Leave every picture out and write out the records below exactly.

• PROVIDED RECORDS:

┄┄┄┄┄┄┄┄┄┄

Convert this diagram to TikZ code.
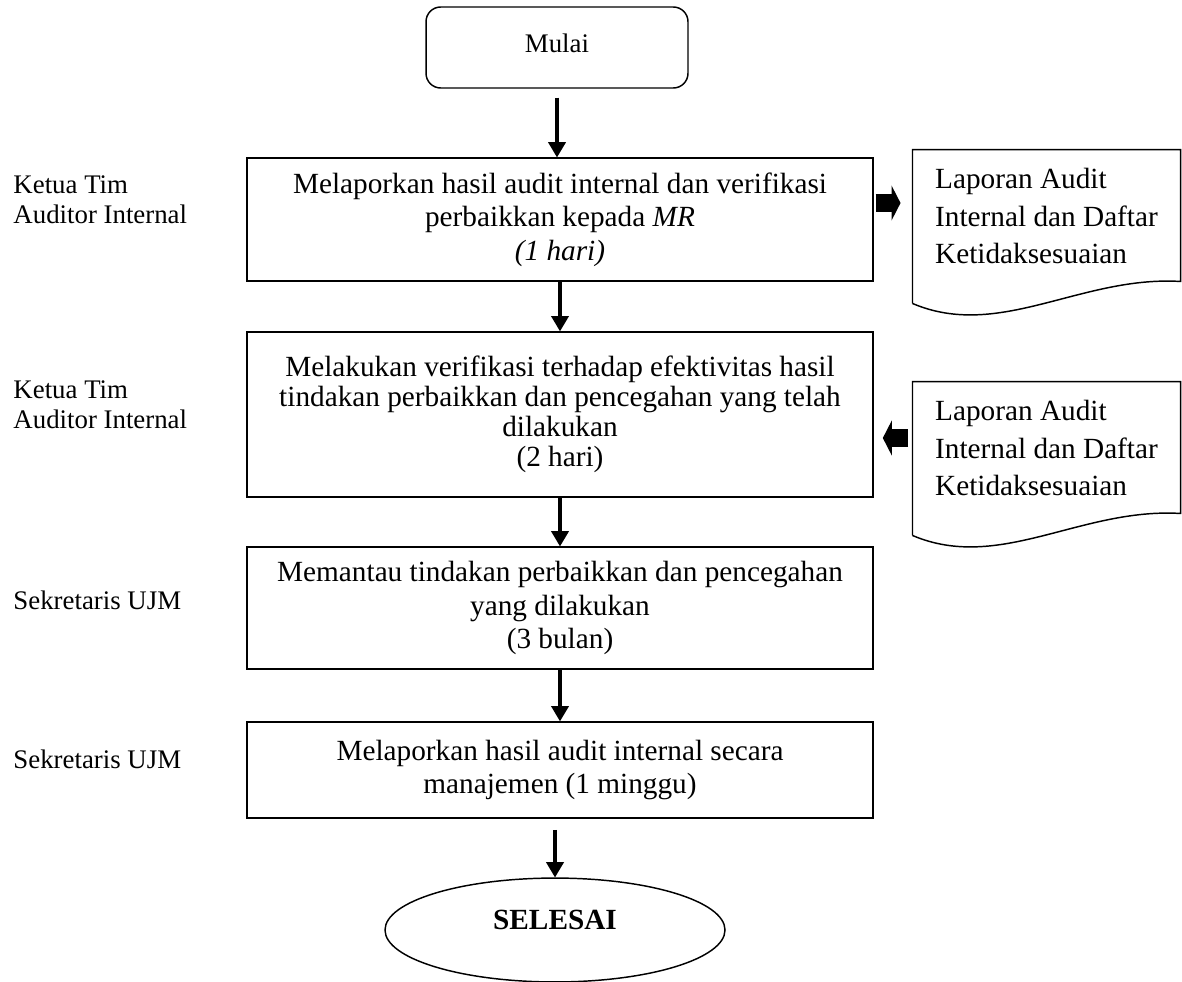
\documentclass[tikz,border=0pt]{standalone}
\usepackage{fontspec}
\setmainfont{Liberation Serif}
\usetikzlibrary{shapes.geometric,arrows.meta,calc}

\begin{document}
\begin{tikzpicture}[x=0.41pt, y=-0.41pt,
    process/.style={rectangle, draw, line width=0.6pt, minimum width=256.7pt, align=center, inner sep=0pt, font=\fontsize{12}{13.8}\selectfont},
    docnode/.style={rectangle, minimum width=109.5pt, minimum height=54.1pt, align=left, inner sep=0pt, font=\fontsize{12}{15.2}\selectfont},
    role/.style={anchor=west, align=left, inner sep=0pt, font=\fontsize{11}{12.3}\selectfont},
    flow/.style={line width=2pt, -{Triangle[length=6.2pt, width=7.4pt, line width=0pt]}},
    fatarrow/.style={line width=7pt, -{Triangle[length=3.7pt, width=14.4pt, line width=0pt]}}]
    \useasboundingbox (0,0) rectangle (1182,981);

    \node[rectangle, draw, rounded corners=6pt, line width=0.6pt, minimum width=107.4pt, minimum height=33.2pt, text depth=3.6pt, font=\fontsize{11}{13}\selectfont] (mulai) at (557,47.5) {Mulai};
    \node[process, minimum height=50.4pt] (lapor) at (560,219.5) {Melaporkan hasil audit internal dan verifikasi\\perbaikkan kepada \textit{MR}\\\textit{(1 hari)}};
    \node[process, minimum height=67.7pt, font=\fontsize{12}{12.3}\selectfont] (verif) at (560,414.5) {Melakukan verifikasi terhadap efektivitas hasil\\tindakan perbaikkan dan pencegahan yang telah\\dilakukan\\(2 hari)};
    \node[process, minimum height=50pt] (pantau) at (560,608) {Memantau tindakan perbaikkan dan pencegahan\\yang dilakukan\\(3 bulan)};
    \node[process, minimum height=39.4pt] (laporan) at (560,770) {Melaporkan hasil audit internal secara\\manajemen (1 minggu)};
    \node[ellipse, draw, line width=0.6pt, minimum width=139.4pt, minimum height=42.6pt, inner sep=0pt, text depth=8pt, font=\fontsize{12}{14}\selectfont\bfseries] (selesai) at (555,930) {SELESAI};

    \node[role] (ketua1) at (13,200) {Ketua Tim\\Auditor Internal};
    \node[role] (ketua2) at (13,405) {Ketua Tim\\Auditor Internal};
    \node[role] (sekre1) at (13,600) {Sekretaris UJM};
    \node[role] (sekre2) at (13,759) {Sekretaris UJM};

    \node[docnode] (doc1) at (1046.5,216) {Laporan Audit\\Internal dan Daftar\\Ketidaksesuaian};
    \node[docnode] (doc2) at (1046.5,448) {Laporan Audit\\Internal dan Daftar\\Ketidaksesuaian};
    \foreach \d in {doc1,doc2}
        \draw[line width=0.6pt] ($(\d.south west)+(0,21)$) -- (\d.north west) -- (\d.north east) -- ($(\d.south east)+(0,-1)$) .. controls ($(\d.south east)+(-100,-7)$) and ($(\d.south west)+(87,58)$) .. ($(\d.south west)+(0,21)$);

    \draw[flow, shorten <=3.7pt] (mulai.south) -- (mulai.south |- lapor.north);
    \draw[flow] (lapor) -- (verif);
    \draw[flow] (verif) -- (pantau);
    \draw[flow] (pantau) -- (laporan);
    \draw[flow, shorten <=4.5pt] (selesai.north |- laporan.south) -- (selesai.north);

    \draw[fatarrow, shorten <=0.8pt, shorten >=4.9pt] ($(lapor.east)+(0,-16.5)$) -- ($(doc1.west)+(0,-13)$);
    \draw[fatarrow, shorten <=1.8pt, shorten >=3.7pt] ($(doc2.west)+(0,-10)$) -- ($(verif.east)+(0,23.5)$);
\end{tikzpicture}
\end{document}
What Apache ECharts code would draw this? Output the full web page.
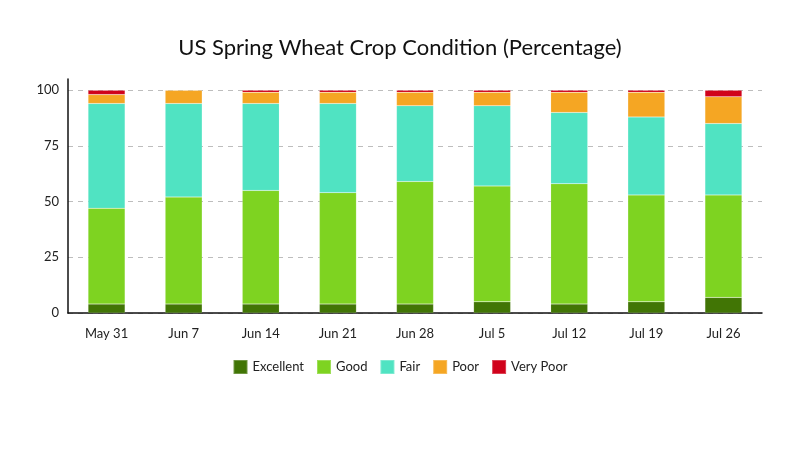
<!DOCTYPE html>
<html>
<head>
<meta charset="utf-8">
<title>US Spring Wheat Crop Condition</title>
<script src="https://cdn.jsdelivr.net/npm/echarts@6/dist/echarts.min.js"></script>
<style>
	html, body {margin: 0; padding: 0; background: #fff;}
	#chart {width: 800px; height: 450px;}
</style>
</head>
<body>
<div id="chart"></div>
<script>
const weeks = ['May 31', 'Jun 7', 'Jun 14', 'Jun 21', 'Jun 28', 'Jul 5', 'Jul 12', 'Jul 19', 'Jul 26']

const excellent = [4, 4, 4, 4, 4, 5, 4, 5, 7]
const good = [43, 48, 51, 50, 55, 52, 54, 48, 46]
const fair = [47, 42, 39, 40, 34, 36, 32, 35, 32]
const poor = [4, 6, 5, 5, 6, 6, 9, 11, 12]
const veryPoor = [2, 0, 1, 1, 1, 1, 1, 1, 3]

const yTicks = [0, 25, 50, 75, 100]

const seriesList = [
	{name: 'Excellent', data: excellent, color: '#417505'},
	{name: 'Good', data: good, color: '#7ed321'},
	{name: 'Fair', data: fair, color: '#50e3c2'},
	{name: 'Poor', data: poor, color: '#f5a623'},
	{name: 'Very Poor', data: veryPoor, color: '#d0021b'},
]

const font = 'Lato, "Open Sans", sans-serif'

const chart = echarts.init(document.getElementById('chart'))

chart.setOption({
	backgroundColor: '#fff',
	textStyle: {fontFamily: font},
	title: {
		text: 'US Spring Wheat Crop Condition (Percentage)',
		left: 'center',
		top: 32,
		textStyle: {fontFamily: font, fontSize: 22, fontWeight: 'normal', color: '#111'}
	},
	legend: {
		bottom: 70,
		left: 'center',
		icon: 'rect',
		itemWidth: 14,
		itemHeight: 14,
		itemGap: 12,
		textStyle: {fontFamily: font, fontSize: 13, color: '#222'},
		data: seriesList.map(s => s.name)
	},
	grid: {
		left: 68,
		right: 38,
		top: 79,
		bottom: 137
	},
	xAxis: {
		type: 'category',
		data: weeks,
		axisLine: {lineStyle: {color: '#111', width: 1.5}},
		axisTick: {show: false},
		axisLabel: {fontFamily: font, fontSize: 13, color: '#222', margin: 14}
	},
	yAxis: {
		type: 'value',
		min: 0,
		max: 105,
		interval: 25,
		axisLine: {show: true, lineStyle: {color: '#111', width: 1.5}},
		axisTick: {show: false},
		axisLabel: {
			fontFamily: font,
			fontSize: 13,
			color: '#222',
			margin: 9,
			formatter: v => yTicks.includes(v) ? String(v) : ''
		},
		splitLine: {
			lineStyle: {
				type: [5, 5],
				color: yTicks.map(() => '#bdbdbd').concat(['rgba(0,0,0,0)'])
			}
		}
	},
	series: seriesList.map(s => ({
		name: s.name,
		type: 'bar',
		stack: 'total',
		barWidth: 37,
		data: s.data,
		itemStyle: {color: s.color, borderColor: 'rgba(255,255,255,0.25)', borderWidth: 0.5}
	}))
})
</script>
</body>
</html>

┄┄┄┄┄┄┄┄┄┄

• TASK OUTPUT:
Convert this diagram to TikZ code.
\documentclass[tikz,border=0pt]{standalone}
\usepackage{fontspec}
\setmainfont{Liberation Serif}
\usetikzlibrary{shapes.geometric,arrows.meta,calc}

\begin{document}
\begin{tikzpicture}[x=0.41pt, y=-0.41pt,
    process/.style={rectangle, draw, line width=0.6pt, minimum width=256.7pt, align=center, inner sep=0pt, font=\fontsize{12}{13.8}\selectfont},
    docnode/.style={rectangle, minimum width=109.5pt, minimum height=54.1pt, align=left, inner sep=0pt, font=\fontsize{12}{15.2}\selectfont},
    role/.style={anchor=west, align=left, inner sep=0pt, font=\fontsize{11}{12.3}\selectfont},
    flow/.style={line width=2pt, -{Triangle[length=6.2pt, width=7.4pt, line width=0pt]}},
    fatarrow/.style={line width=7pt, -{Triangle[length=3.7pt, width=14.4pt, line width=0pt]}}]
    \useasboundingbox (0,0) rectangle (1182,981);

    \node[rectangle, draw, rounded corners=6pt, line width=0.6pt, minimum width=107.4pt, minimum height=33.2pt, text depth=3.6pt, font=\fontsize{11}{13}\selectfont] (mulai) at (557,47.5) {Mulai};
    \node[process, minimum height=50.4pt] (lapor) at (560,219.5) {Melaporkan hasil audit internal dan verifikasi\\perbaikkan kepada \textit{MR}\\\textit{(1 hari)}};
    \node[process, minimum height=67.7pt, font=\fontsize{12}{12.3}\selectfont] (verif) at (560,414.5) {Melakukan verifikasi terhadap efektivitas hasil\\tindakan perbaikkan dan pencegahan yang telah\\dilakukan\\(2 hari)};
    \node[process, minimum height=50pt] (pantau) at (560,608) {Memantau tindakan perbaikkan dan pencegahan\\yang dilakukan\\(3 bulan)};
    \node[process, minimum height=39.4pt] (laporan) at (560,770) {Melaporkan hasil audit internal secara\\manajemen (1 minggu)};
    \node[ellipse, draw, line width=0.6pt, minimum width=139.4pt, minimum height=42.6pt, inner sep=0pt, text depth=8pt, font=\fontsize{12}{14}\selectfont\bfseries] (selesai) at (555,930) {SELESAI};

    \node[role] (ketua1) at (13,200) {Ketua Tim\\Auditor Internal};
    \node[role] (ketua2) at (13,405) {Ketua Tim\\Auditor Internal};
    \node[role] (sekre1) at (13,600) {Sekretaris UJM};
    \node[role] (sekre2) at (13,759) {Sekretaris UJM};

    \node[docnode] (doc1) at (1046.5,216) {Laporan Audit\\Internal dan Daftar\\Ketidaksesuaian};
    \node[docnode] (doc2) at (1046.5,448) {Laporan Audit\\Internal dan Daftar\\Ketidaksesuaian};
    \foreach \d in {doc1,doc2}
        \draw[line width=0.6pt] ($(\d.south west)+(0,21)$) -- (\d.north west) -- (\d.north east) -- ($(\d.south east)+(0,-1)$) .. controls ($(\d.south east)+(-100,-7)$) and ($(\d.south west)+(87,58)$) .. ($(\d.south west)+(0,21)$);

    \draw[flow, shorten <=3.7pt] (mulai.south) -- (mulai.south |- lapor.north);
    \draw[flow] (lapor) -- (verif);
    \draw[flow] (verif) -- (pantau);
    \draw[flow] (pantau) -- (laporan);
    \draw[flow, shorten <=4.5pt] (selesai.north |- laporan.south) -- (selesai.north);

    \draw[fatarrow, shorten <=0.8pt, shorten >=4.9pt] ($(lapor.east)+(0,-16.5)$) -- ($(doc1.west)+(0,-13)$);
    \draw[fatarrow, shorten <=1.8pt, shorten >=3.7pt] ($(doc2.west)+(0,-10)$) -- ($(verif.east)+(0,23.5)$);
\end{tikzpicture}
\end{document}
What Apache ECharts code would draw this? Output the full web page.
<!DOCTYPE html>
<html>
<head>
<meta charset="utf-8">
<title>US Spring Wheat Crop Condition</title>
<script src="https://cdn.jsdelivr.net/npm/echarts@6/dist/echarts.min.js"></script>
<style>
	html, body {margin: 0; padding: 0; background: #fff;}
	#chart {width: 800px; height: 450px;}
</style>
</head>
<body>
<div id="chart"></div>
<script>
const weeks = ['May 31', 'Jun 7', 'Jun 14', 'Jun 21', 'Jun 28', 'Jul 5', 'Jul 12', 'Jul 19', 'Jul 26']

const excellent = [4, 4, 4, 4, 4, 5, 4, 5, 7]
const good = [43, 48, 51, 50, 55, 52, 54, 48, 46]
const fair = [47, 42, 39, 40, 34, 36, 32, 35, 32]
const poor = [4, 6, 5, 5, 6, 6, 9, 11, 12]
const veryPoor = [2, 0, 1, 1, 1, 1, 1, 1, 3]

const yTicks = [0, 25, 50, 75, 100]

const seriesList = [
	{name: 'Excellent', data: excellent, color: '#417505'},
	{name: 'Good', data: good, color: '#7ed321'},
	{name: 'Fair', data: fair, color: '#50e3c2'},
	{name: 'Poor', data: poor, color: '#f5a623'},
	{name: 'Very Poor', data: veryPoor, color: '#d0021b'},
]

const font = 'Lato, "Open Sans", sans-serif'

const chart = echarts.init(document.getElementById('chart'))

chart.setOption({
	backgroundColor: '#fff',
	textStyle: {fontFamily: font},
	title: {
		text: 'US Spring Wheat Crop Condition (Percentage)',
		left: 'center',
		top: 32,
		textStyle: {fontFamily: font, fontSize: 22, fontWeight: 'normal', color: '#111'}
	},
	legend: {
		bottom: 70,
		left: 'center',
		icon: 'rect',
		itemWidth: 14,
		itemHeight: 14,
		itemGap: 12,
		textStyle: {fontFamily: font, fontSize: 13, color: '#222'},
		data: seriesList.map(s => s.name)
	},
	grid: {
		left: 68,
		right: 38,
		top: 79,
		bottom: 137
	},
	xAxis: {
		type: 'category',
		data: weeks,
		axisLine: {lineStyle: {color: '#111', width: 1.5}},
		axisTick: {show: false},
		axisLabel: {fontFamily: font, fontSize: 13, color: '#222', margin: 14}
	},
	yAxis: {
		type: 'value',
		min: 0,
		max: 105,
		interval: 25,
		axisLine: {show: true, lineStyle: {color: '#111', width: 1.5}},
		axisTick: {show: false},
		axisLabel: {
			fontFamily: font,
			fontSize: 13,
			color: '#222',
			margin: 9,
			formatter: v => yTicks.includes(v) ? String(v) : ''
		},
		splitLine: {
			lineStyle: {
				type: [5, 5],
				color: yTicks.map(() => '#bdbdbd').concat(['rgba(0,0,0,0)'])
			}
		}
	},
	series: seriesList.map(s => ({
		name: s.name,
		type: 'bar',
		stack: 'total',
		barWidth: 37,
		data: s.data,
		itemStyle: {color: s.color, borderColor: 'rgba(255,255,255,0.25)', borderWidth: 0.5}
	}))
})
</script>
</body>
</html>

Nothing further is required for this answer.